Bild: Martin Margiela – Mythos der Mode
Bis zum Ende, und da nervt es dann doch, kommt Reiner Holzemer in seinem
Dokumentarfilm „Martin Margiela. Mythos des Mode“ immer wieder darauf
zurück, dass der porträtierte Modemacher sich als Person nie zu erkennen
gegeben hat, bis heute nicht, obwohl er sich aus dem Modegeschäft längst
zurückgezogen hat und nun bildhauerisch arbeitet.
Wo andere Designer mit ihrem Gesicht für ihre Marke standen oder sich mit
ihrem Auftreten als deren eigentlicher Star zelebrierten, blieb Martin
Margiela der große Unbekannte, der öffentlich nicht in Erscheinung trat.
Entsprechend existieren von ihm keine Fotos oder Filmaufzeichnungen. [1][So
ungewöhnlich Margielas Anstrengung war], sich einer Imagebildung zu
verweigern, zumal in den 80er Jahren als der Celebrity-Kult erste hohe
Wogen schlug, er entkam ihr trotzdem nicht.
Es war dann eben das Enigma Margiela, an dem Modewelt und Gesellschaft
seine Identität festmachte. Ihm huldigt auch Reiner Holzemer in seinem
Film, interessanterweise umso mehr, als er die Abwesenheit Margielas
penetrant betont, wo doch der Modedesigner selbst bereit war, in seinem
Film mit eigener Stimme zu sprechen und mit eigener Hand wichtige Dinge zu
bedeuten, Entwürfe aus dem Archiv zu bergen und die Idee dahinter zu
erklären.
## Mode aus Plastiktüten und alten Armeesocken
Das Enigma wird also nicht dekonstruiert, so wie Margiela in den späten
1980er Jahren die Mode auseinandernahm und ihre Tricks sichtbar machte,
indem er das Innerste nach außen kehrte, die Polster, die Versteifungen,
die Abnäher, die Nähte, die er nicht versäuberte und die Fäden, die er lose
baumeln ließ, um dann doch an anderer Stelle perfekte Verarbeitung zu
zeigen. Das scheinbar Unfertige dieser Kleider deutete auch schon den
Zustand an, in dem sie fertig sein würden, abgewetzt und zerschlissen.

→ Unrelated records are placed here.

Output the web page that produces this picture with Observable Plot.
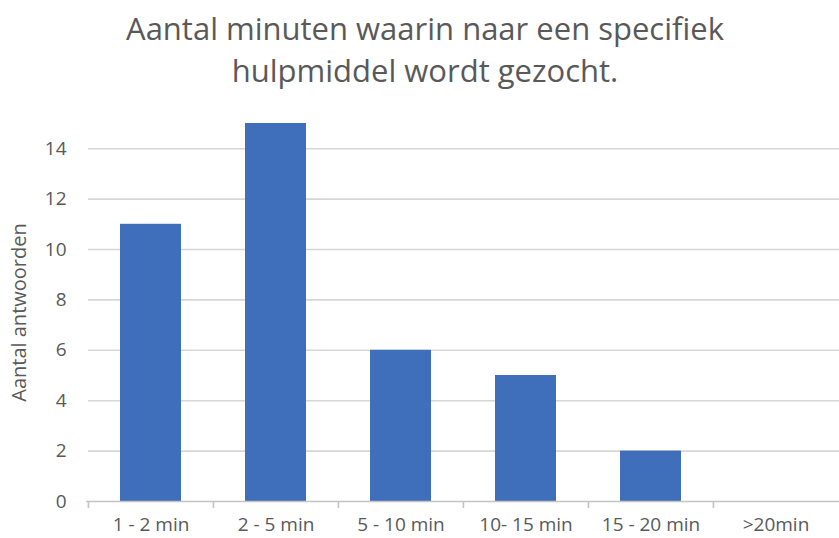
<!DOCTYPE html>
<html>
<head>
<meta charset="utf-8">
<script src="https://cdn.jsdelivr.net/npm/d3@7"></script>
<script src="https://cdn.jsdelivr.net/npm/@observablehq/plot@0.6"></script>
<style>
  html, body { margin: 0; padding: 0; background: #ffffff; }
  #wrap { position: relative; width: 839px; height: 538px; overflow: hidden; }
  #title {
    position: absolute; left: 0; top: 7px; width: 839px;
    padding-left: 11px; box-sizing: border-box;
    text-align: center; font-family: "Open Sans", sans-serif;
    font-size: 31px; line-height: 42px; color: #595959;
  }
  #chart { position: absolute; left: 0; top: 0; }
</style>
</head>
<body>
<div id="wrap">
  <div id="chart"></div>
  <div id="title">Aantal minuten waarin naar een specifiek<br>hulpmiddel wordt gezocht.</div>
</div>
<script>
const categories = ["1 - 2 min", "2 - 5 min", "5 - 10 min", "10- 15 min", "15 - 20 min", ">20min"];
const values = [11, 15, 6, 5, 2, 0];
const yTicks = [0, 2, 4, 6, 8, 10, 12, 14];
const yLabel = "Aantal antwoorden";

const data = categories.map((c, i) => ({category: c, value: values[i]}));

const W = 839, H = 538, mL = 88, mR = 0, mT = 123, mB = 37;
const step = (W - mL - mR) / categories.length;

const chart = Plot.plot({
  width: W,
  height: H,
  marginLeft: mL,
  marginRight: mR,
  marginTop: mT,
  marginBottom: mB,
  style: {fontFamily: "'Open Sans', sans-serif", color: "#595959", background: "#ffffff"},
  x: {domain: categories, paddingInner: 0.51, paddingOuter: 0.255},
  y: {domain: [0, 15]},
  marks: [
    Plot.ruleY(yTicks.filter(d => d > 0), {stroke: "#d6d6d6", strokeWidth: 1.6, strokeOpacity: 1}),
    Plot.barY(data, {x: "category", y: "value", fill: "#3f6fba"}),
    Plot.ruleY([0], {stroke: "#c4c4c4", strokeWidth: 1.6, strokeOpacity: 1, insetLeft: -2}),
    Plot.ruleX(categories, {x: d => d, y1: 0, y2: 0, insetBottom: -7, dx: -step / 2, stroke: "#c4c4c4", strokeWidth: 1.6, strokeOpacity: 1}),
    Plot.axisY({ticks: yTicks, tickSize: 0, tickPadding: 22, fontSize: 19, label: yLabel, labelAnchor: "center", labelArrow: "none", labelOffset: 77}),
    Plot.axisX({tickSize: 0, tickPadding: 16, fontSize: 19, label: null})
  ]
});
chart.querySelectorAll("g[aria-label='y-axis label'] text, g[aria-label='y-axis label']").forEach(el => el.setAttribute("font-size", 20));
document.getElementById("chart").appendChild(chart);
</script>
</body>
</html>
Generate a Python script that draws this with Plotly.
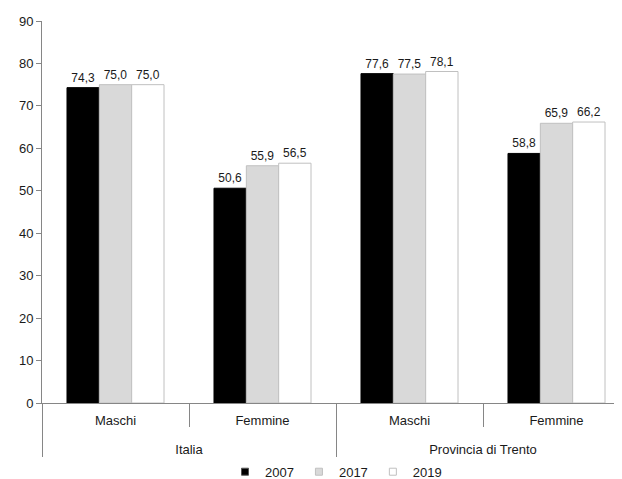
import plotly.graph_objects as go

territori = ["Italia", "Italia", "Provincia di Trento", "Provincia di Trento"]
sesso = ["Maschi", "Femmine", "Maschi", "Femmine"]

anni = ["2007", "2017", "2019"]
valori_2007 = [74.3, 50.6, 77.6, 58.8]
valori_2017 = [75.0, 55.9, 77.5, 65.9]
valori_2019 = [75.0, 56.5, 78.1, 66.2]

colori = ["#000000", "#d9d9d9", "#ffffff"]
bordi = ["#000000", "#c0c0c0", "#c0c0c0"]

font_family = "Liberation Sans, Arial, sans-serif"

# leading line break pushes the outer level further down, as in the original
x_cat = [["<br>" + t for t in territori], sesso]

fig = go.Figure()
for anno, valori, colore, bordo in zip(anni, [valori_2007, valori_2017, valori_2019], colori, bordi):
    fig.add_bar(
        x=x_cat,
        y=valori,
        name=anno,
        marker=dict(color=colore, line=dict(color=bordo, width=1)),
        texttemplate="%{y:.1f}",
        textposition="outside",
        textfont=dict(size=12, color="#1a1a1a"),
        cliponaxis=False,
        showlegend=False,
    )
    # small square legend entries, like the original
    fig.add_scatter(
        x=[None],
        y=[None],
        mode="markers",
        name=anno,
        marker=dict(symbol="square", size=7, color=colore, line=dict(color=bordo if colore != "#000000" else "#555555", width=1)),
    )

# page body adds 8px, so margins are shifted to compensate
fig.update_layout(
    width=622,
    height=479,
    barmode="group",
    bargap=0.34,
    bargroupgap=0,
    separators=",.",
    plot_bgcolor="white",
    paper_bgcolor="white",
    font=dict(family=font_family, size=12, color="#1a1a1a"),
    margin=dict(l=34, r=0, t=13, b=80),
    legend=dict(
        orientation="h",
        x=0.5,
        xanchor="center",
        y=-0.18,
        yanchor="middle",
        font=dict(size=13),
        itemwidth=30,
        tracegroupgap=0,
        traceorder="normal",
    ),
)

fig.update_xaxes(
    type="multicategory",
    range=[-0.5, 3.5],
    automargin=False,
    showline=True,
    linecolor="#868686",
    linewidth=1,
    ticks="outside",
    tickson="boundaries",
    ticklen=23,
    tickcolor="#868686",
    ticklabelstandoff=5,
    dividercolor="#868686",
    dividerwidth=1,
    tickfont=dict(size=13),
    showgrid=False,
)

fig.update_yaxes(
    range=[0, 90],
    dtick=10,
    automargin=False,
    showline=True,
    linecolor="#868686",
    linewidth=1,
    ticks="outside",
    ticklen=5,
    tickcolor="#868686",
    showgrid=False,
    zeroline=False,
    tickfont=dict(size=13),
)

fig.write_html("out.html")
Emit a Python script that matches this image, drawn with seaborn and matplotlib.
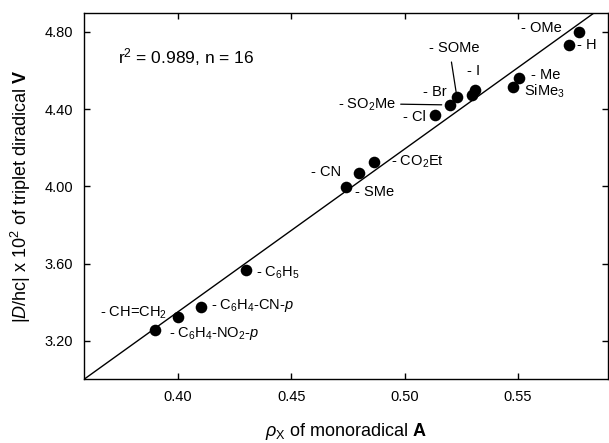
import matplotlib
matplotlib.use("Agg")
import matplotlib.pyplot as plt
import seaborn as sns
import pandas as pd

# ---- data ----
labels = ["- OMe", "- H", "- Me", "SiMe$_3$", "- I", "- Br2", "- SOMe", "- SO$_2$Me",
          "- Cl", "- CO$_2$Et", "- CN", "- SMe", "- C$_6$H$_5$", "- C$_6$H$_4$-CN-$p$",
          "- CH=CH$_2$", "- C$_6$H$_4$-NO$_2$-$p$"]
rho_x = [0.577, 0.5726, 0.5506, 0.5476, 0.531, 0.5295, 0.523, 0.520,
         0.5134, 0.4866, 0.4798, 0.4741, 0.430, 0.4101, 0.3999, 0.390]
d_hc = [4.80, 4.733, 4.560, 4.513, 4.500, 4.474, 4.465, 4.422,
        4.370, 4.128, 4.071, 3.998, 3.567, 3.377, 3.325, 3.256]
x_ticks = [0.40, 0.45, 0.50, 0.55]
x_ticklabels = ["0.40", "0.45", "0.50", "0.55"]
y_ticks = [3.20, 3.60, 4.00, 4.40, 4.80]
y_ticklabels = ["3.20", "3.60", "4.00", "4.40", "4.80"]
stats_text = "r$^2$ = 0.989, n = 16"

df = pd.DataFrame({"rho": rho_x, "D": d_hc, "label": labels})

sns.set_theme(style="ticks")
plt.rcParams["font.family"] = ["Liberation Sans", "DejaVu Sans"]
plt.rcParams["mathtext.fontset"] = "custom"
plt.rcParams["mathtext.rm"] = "Liberation Sans"
plt.rcParams["mathtext.it"] = "Liberation Sans:italic"
plt.rcParams["mathtext.bf"] = "Liberation Sans:bold"
plt.rcParams["text.color"] = "black"
plt.rcParams["axes.labelcolor"] = "black"
plt.rcParams["xtick.color"] = "black"
plt.rcParams["ytick.color"] = "black"

fig = plt.figure(figsize=(6.09, 4.43), dpi=100)
ax = fig.add_axes([84/609, 64/443, (608-84)/609, (379-13)/443])
ax.set_xlim(0.3585, 0.5897)
ax.set_ylim(3.003, 4.898)

sns.regplot(data=df, x="rho", y="D", ax=ax, ci=None, truncate=False, scatter=False,
            line_kws=dict(color="black", lw=1.0))
sns.scatterplot(data=df, x="rho", y="D", ax=ax, color="black", s=70,
                edgecolor="black", linewidth=0, zorder=3)

# label placement: (dx, dy) pixel offsets, ha
place = {
    "- OMe": (-17, 4, "right"),
    "- H": (8, 0, "left"),
    "- Me": (12, 3, "left"),
    "SiMe$_3$": (11, -4, "left"),
    "- I": (-8, 19, "left"),
    "- Br2": (-25, 3, "right"),
    "- C$_6$H$_5$": (10, -3, "left"),
    "- C$_6$H$_4$-CN-$p$": (10, 1, "left"),
    "- CH=CH$_2$": (-11, 4, "right"),
    "- C$_6$H$_4$-NO$_2$-$p$": (14, -3, "left"),
    "- Cl": (-9, -2, "right"),
    "- CO$_2$Et": (17, 0, "left"),
    "- CN": (-18, 1, "right"),
    "- SMe": (9, -5, "left"),
}
fs = 10.5
for lab, xv, yv in zip(labels, rho_x, d_hc):
    txt = "- Br" if lab == "- Br2" else lab
    if lab in place:
        dx, dy, ha = place[lab]
        ax.annotate(txt, (xv, yv), xytext=(dx, dy), textcoords="offset pixels",
                    ha=ha, va="center", fontsize=fs)
    elif lab == "- SOMe":
        ax.annotate(txt, (xv, yv), xytext=(-3, 49), textcoords="offset pixels",
                    ha="center", va="center", fontsize=fs,
                    arrowprops=dict(arrowstyle="-", color="black", lw=0.9,
                                    shrinkA=3, shrinkB=2, relpos=(0.43, 0)))
    elif lab == "- SO$_2$Me":
        ax.annotate(txt, (xv, yv), xytext=(-54, 0), textcoords="offset pixels",
                    ha="right", va="center", fontsize=fs,
                    arrowprops=dict(arrowstyle="-", color="black", lw=0.9,
                                    shrinkA=1, shrinkB=6, relpos=(1, 0.55)))

ax.text(118/609, 1 - 57/443, stats_text, transform=fig.transFigure,
        ha="left", va="center", fontsize=12.5)

ax.set_xticks(x_ticks)
ax.set_xticklabels(x_ticklabels)
ax.set_yticks(y_ticks)
ax.set_yticklabels(y_ticklabels)
ax.tick_params(direction="in", top=True, right=True, length=4, width=1,
               labelsize=10.5, colors="black", pad=8)
for sp in ax.spines.values():
    sp.set_visible(True)
    sp.set_linewidth(1.0)
    sp.set_color("black")

ax.set_xlabel(r"$\rho_{\mathrm{X}}$ of monoradical $\mathbf{A}$", fontsize=13, labelpad=12)
ax.set_ylabel(r"|$\mathit{D}$/hc| x 10$^2$ of triplet diradical $\mathbf{V}$", fontsize=13, labelpad=8)

fig.savefig("out.png", dpi=100)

Auch diesen Zustand war Margielas Betrachtung wert, wie die im Film
gezeigten Kollektionen belegen, wo Röcke aus Vintage-Foulards
zusammengenäht sind und Pullover aus alten Armeesocken. Im Frühjahr/Sommer
1998 waren Kleider aus Plastikeinkaufstüten zu sehen. Entwürfe kamen im
XXXXL-Format daher, schwer zu tragen, vielleicht mit der Idee, wie schwer
zu ertragen die Mode doch ist.
Er experimentierte auch mit den Vergrößerungen von Puppenkleidern aus
seinen ersten Anfängen als Kind, wie er sie bei seiner Großmutter, die
Schneiderin war, für seine Barbiepuppen schneiderte – nachdem er im
Fernsehen eine Dokumentation über André Courrèges und Pierre Cardin gesehen
hatte, ein Erlebnis, mit dem ein für allemal sein Berufswunsch Modedesigner
feststand.
Nach dem Studium an der königlichen Akademie der Schönen Künste in
Antwerpen – zur selben Zeit wie die [2][Antwerp Six], mit denen er lose
verbunden war – gründete er 1988 [3][zusammen mit Jenny Meirens] sein
Maison Martin Margiela. Die berühmten weißen Etiketten in der Kleidung, von
außen durch vier diagonale Heftfäden erkennbar, gehen auf sie zurück. Was
im Film aber nicht der Rede wert ist, da Meirens hier nur eine Randnotiz
ist.
Die Farbe Weiß, das wissen wir, war da schon die Farbe von Maison Martin
Margiela, ebenso wie die Leerzeichen, mit denen der Designer arbeitete, das
Blankoetikett Markenzeichen, die Models ohne Gesicht, sei es, weil ihr Afro
ganz um sie herumwuchs [4][wie einst bei Rebecca Horn], sei es, weil ein
Tuch ihren Kopf verhüllte. Dazu kamen die am großen Zeh geteilten Schuhe,
die wie Kamelhufe wirkten.
Die Aufnahmen seiner ersten Fashionshow zeigen dann auch eine bestürzend
schöne Situation: Wie ein Außerirdischer landete Martin Margiela mit seiner
so ganz anders aufgetakelten Entourage irgendwo in einem Pariser Vorort und
danach war tatsächlich nichts mehr wie zuvor in der Mode.
8 Oct 2020
## LINKS
[1] /Schauen-zu-Modemacher-Martin-Margiela/!5514560
[2] /Archiv-Suche/!318168&s=Antwerpen+Six&SuchRahmen=Print/
[3] https://www.welt.de/icon/mode/article166614522/Abschied-von-der-grossen-Unb…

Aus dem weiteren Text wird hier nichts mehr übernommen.